Students need both immediate job skills as well as broader skills if they are to remain employable, Humphreys says. According to the AACU’s survey of 302 employers with at least 25 employees, “Raising the Bar: Employer’s Views on College Learning in the Wake of the Economic Downturn,” released in January, 91 percent of respondents said employees are taking on more responsibility and using broader skills than they have in the past.
All sectors of higher ed should focus on both teaching capacity and helping faculty teach better, suggests Humphreys. “A lot of community colleges don’t get credit for innovations in teaching. They hire people who are just focused on teaching,” she says.
“I think all of us have to pay more attention to retention and at what point we are losing them,” says Spilde. She thinks the smaller class sizes at many community colleges are a point in their favor.
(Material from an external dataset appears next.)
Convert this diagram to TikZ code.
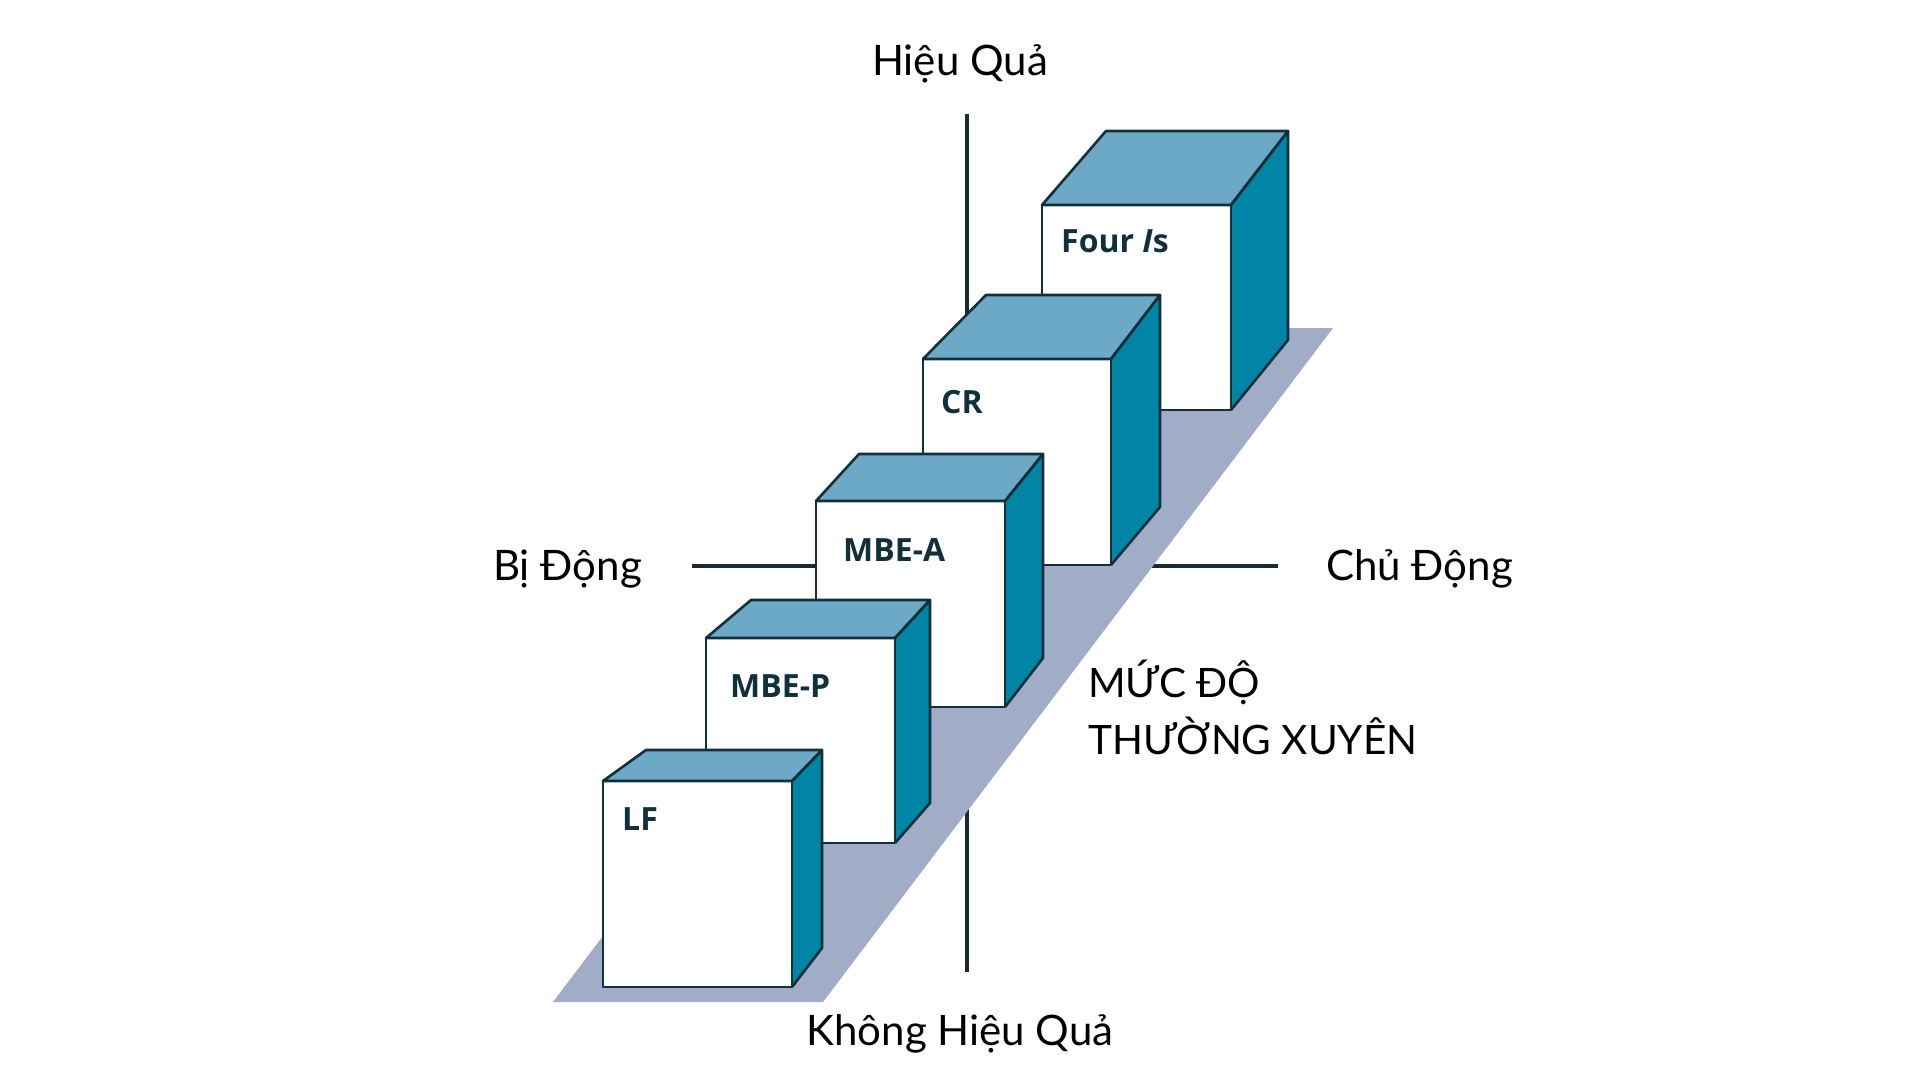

As long as capacity and affordability are issues, there will be tension between the two sectors. “We have a race, class, and ethnicity issue,” warns Carnevale. “If this was a high school, there would be a court case.”
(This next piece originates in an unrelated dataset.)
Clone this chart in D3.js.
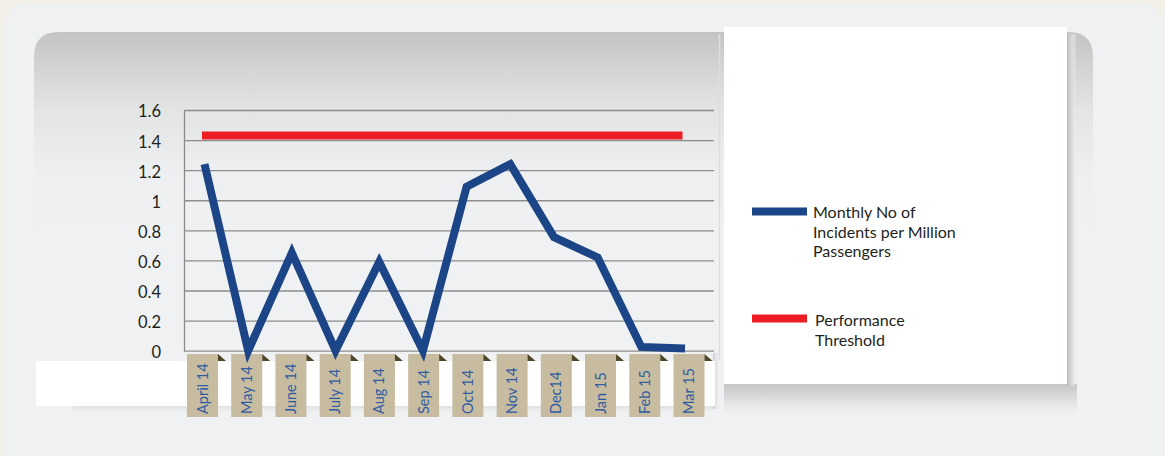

He could see a scenario in which demand for higher education causes community colleges to offer a third year of programming, because four-year institutions would resist expanding enrollment, since it would reduce their selectivity.
“I don’t want to see us imitate each other. We have different missions. But I want to see universities be more accommodating to community college students so they can get advanced degrees,” says Boggs.
However, he says the movement for community colleges to offer bachelor degrees will continue to expand as long as the need is there. “My prediction is that we’ll see more of it, and if universities are anxious they should be helping us develop more seamless transfer programs.” Of course the contributions both community colleges and universities ultimately make to economic recovery remains to be seen.